Let P = TensorInnerProduct(g, T, S).  Let g = g_{ij} dx^i &t dx^j and let h = h_{ij} D_x^i &t D_x^j be the inverse contravariant metric.  If  T = t^i*D_x^i and S = s^i*D_x^i are vectors, then P = g_{ij}*t^i*s^j.  If T = t_i*dx^i and S = s_i*dx^i are 1-forms, then P = h^{ij} t_i*s_j.  If T= t_{ij}*dx^i &w dx^j and S= s_{ij}*dx^i &w dx^j are 2-forms, then P = h^{ik}*h^{jl}*t_{ij}*s_{kl}.  If T = t^i_{jk}*D_x^i &t dx^j &t dx^k and S = s^i_{jk}*D_x^i &t dx^j &t dx^k are type [1, 2] tensors, then P = g_{ia}h^{jb}*h^{kc}*t_^i{jk}*s^a{bc} and so on.

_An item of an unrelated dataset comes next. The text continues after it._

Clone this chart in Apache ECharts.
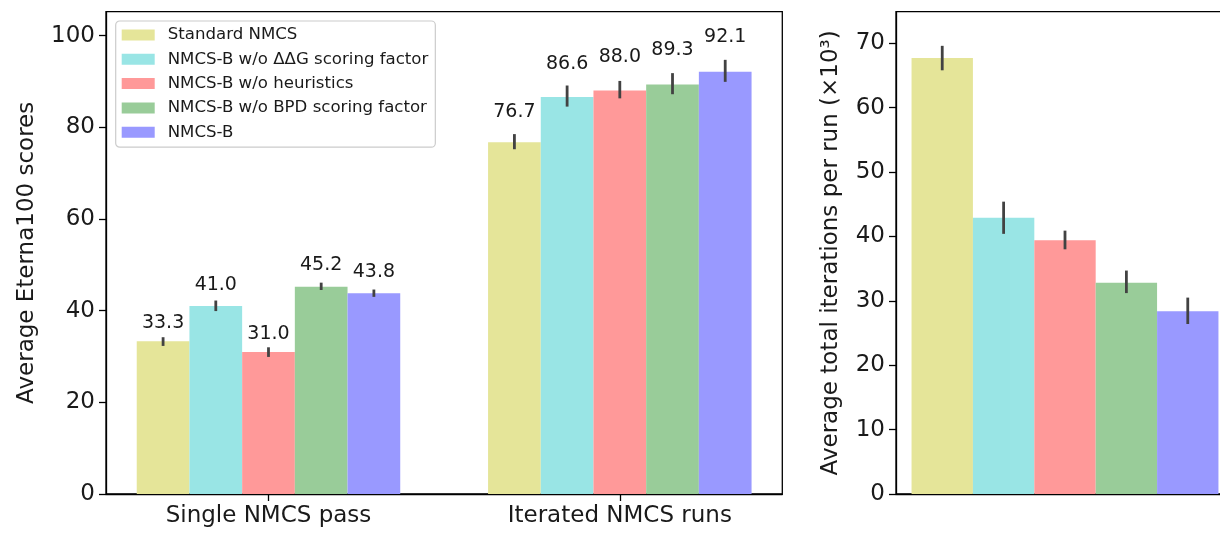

This command is part of the DifferentialGeometry:-Tensor package, and so can be used in the form TensorInnerProduct(...) only after executing the command with(DifferentialGeometry) and with(Tensor) in that order.  It can always be used in the long form DifferentialGeometry:-Tensor:-TensorInnerProduct.